The referee is, however, the only person with the power to send somebody off. If the ref ever misses an incident of foul play, and that didn't happen at the DW Stadium, then the video referee can recommend to the referee that an incident be placed on report, but he cannot instruct the referee to dismiss a man from the field of play.
McIllorum was not the only player to be sent off in round 17. Huddersfield Giants has to pay with 12 men when Luke O'Donnell was dismissed on Sunday. Unfortunately for Luke, this was a mistake as the injury to Ian Kirke had been caused by a clash of heads.
I don't mind a debate about a captain's challenge but I want to know if you think we are making the game too difficult to referee? You seem opposed to the idea that the ref or his helpers can take a second look at an incident but you want to allow your team a chance to do it. It seems a little one-sided to me.
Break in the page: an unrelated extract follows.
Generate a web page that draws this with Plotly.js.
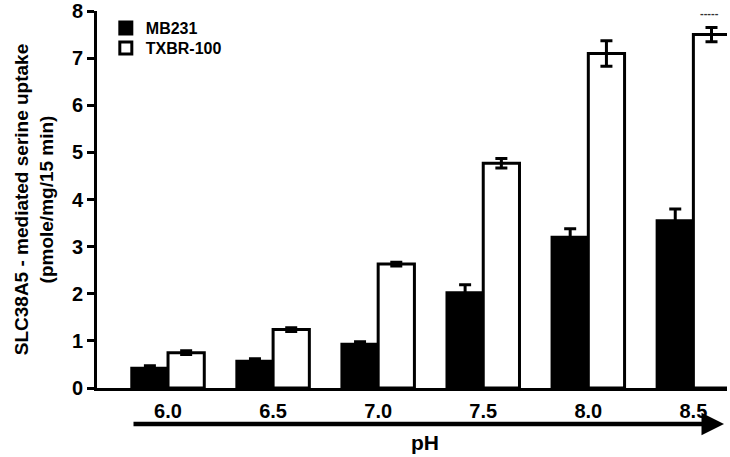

Most of the coaches have a computer or TV monitor with a 10-second delay so they can quickly review what has happened when their team have made a break or scored a try. At Huddersfield on Sunday, they had time to watch an unfortunate incident involving Kirke and O'Donnell and knew that it was a high impact head clash as one player changed direction at the last moment prior to contact.
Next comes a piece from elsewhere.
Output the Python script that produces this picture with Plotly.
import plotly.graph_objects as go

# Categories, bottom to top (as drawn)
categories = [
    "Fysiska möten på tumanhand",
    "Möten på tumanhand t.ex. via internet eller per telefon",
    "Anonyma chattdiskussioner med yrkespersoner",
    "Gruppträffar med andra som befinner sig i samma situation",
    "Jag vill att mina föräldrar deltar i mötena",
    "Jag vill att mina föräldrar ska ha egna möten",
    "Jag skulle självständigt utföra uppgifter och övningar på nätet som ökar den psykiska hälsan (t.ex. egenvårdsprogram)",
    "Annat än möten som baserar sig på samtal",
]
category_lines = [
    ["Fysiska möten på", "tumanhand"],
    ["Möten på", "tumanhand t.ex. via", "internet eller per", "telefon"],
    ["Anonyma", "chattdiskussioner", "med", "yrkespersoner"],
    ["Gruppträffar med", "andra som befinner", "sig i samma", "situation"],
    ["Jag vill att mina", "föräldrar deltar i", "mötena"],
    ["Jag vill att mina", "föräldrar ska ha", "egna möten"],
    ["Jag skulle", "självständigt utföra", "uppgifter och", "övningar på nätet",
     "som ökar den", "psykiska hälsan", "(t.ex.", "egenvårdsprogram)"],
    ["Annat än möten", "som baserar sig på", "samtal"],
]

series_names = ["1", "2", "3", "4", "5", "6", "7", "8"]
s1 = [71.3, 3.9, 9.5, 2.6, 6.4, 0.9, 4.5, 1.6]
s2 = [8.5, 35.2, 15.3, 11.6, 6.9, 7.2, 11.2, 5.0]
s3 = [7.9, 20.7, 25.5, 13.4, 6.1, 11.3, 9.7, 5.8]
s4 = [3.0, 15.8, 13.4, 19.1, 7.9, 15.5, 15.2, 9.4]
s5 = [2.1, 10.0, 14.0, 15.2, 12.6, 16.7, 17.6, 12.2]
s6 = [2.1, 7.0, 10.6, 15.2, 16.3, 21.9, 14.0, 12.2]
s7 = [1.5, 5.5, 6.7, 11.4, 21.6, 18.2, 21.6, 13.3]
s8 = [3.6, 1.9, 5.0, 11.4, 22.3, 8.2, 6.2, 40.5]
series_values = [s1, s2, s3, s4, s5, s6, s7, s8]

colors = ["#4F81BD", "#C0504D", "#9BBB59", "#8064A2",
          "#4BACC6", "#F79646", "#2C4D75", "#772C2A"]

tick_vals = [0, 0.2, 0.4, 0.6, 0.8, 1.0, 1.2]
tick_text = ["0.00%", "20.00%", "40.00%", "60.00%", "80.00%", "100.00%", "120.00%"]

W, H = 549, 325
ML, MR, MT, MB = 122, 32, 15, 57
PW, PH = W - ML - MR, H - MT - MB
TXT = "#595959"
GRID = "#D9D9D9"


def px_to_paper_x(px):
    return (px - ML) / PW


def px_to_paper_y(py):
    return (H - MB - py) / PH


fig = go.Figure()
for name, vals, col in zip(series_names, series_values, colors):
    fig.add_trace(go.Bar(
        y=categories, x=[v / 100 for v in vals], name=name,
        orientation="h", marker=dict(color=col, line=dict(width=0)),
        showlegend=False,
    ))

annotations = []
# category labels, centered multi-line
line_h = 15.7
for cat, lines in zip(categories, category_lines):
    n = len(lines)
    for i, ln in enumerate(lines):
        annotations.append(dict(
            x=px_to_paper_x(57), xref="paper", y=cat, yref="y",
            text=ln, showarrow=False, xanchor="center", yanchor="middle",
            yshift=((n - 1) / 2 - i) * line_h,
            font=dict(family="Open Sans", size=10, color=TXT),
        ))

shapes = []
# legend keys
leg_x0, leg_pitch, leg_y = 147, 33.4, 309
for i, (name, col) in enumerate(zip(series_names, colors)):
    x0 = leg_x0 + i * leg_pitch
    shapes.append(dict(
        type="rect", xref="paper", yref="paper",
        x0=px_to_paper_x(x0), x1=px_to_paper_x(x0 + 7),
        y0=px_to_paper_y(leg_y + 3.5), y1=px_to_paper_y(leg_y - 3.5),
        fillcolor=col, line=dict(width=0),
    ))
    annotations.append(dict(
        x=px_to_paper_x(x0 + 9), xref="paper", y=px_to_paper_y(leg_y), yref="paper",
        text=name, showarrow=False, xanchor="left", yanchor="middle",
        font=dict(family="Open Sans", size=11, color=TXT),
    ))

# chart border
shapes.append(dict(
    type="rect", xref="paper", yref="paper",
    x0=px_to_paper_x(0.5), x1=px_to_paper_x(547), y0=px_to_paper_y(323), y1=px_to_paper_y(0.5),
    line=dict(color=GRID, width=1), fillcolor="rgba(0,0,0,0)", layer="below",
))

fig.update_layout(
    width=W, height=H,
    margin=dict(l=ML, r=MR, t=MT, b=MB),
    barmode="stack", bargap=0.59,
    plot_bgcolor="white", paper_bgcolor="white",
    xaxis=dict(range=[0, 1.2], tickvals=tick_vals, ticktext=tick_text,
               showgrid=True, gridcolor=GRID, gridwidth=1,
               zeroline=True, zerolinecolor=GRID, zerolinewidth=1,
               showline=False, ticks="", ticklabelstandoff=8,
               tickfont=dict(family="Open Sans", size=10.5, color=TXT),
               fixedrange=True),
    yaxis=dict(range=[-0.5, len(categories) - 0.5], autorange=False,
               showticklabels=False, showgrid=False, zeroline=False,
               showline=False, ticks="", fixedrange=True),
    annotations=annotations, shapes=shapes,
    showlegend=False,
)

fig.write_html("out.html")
The referee, who made a mistake, didn't have the chance to see this. If we use the video ref five or 10 times in a match, and nobody seems to object to this, then would you allow the referee to watch two or three replays of an incident before he decides to send a player off? What do you think?
Here's to you Mr Robinson
Phil, How do you think Catalans are going to replace Trent Robinson? He has certainly changed the culture there and will be sorely missed. Who do you think will be the best man for the job?
PHIL REPLIES: Toughest question of the week Mark. I think that they will do some research to see the sort of person and coach that they need they to follow Robinson. Does he need to be French speaking? Should he be a young man starting his coaching career or a more mature one with years of experience? Does he need to be technically advanced or has Trent given them a good framework which just needs a sensible coach to stick to for another few years?
I would imagine that people like Jerome Guisset's opinion would be invaluable here. It certainly won't be an easy to find someone to replace Mr Robinson. He has done a pretty good job and it's exciting to see that he picks young French players when he can. I think their will be a few coaches driving around with 'Teach yourself French' CD's in their cars. It looks like an appealing job to me.
Lessons from league
Hi Phil, I'm not sure if you saw Kyle Eastmond's try for Bath - what did you think of his performance and what do you think union takes from our game - apart from our players?
PHIL REPLIES: I will never forget seeing Eastmond scoring a try for St Helens at the old Knowlsley Road. At full pace he seemed to side-step off his left foot to his left! His balance is amazing and he shows that a talented back in either code of rugby is talented player in either code of rugby!
I remember seeing players like Scott Gibbs and Jonathan Davies come to rugby league and how quickly they became some of the best we had in the old Stones Bitter first division. Sadly for league, the transfer of players is now in the other direction.
Union has many great coaches and they have supplemented their ranks with great league men like Phil Larder, Mike Ford and Shaun Edwards. With league being a simpler version of rugby with regards to rules, and the fact that there are two less players, it means that accountability in defence is more noticeable.
The 15-man game did play 'catch-up' for a while on defence but I think that is not the case anymore. Union has taken some other rules and initiatives that were introduced occasionally; the Play-offs and a Grand Final are classic examples. But we can't be too protective as we often copy from the Australians who themselves have followed American Football on several occasions.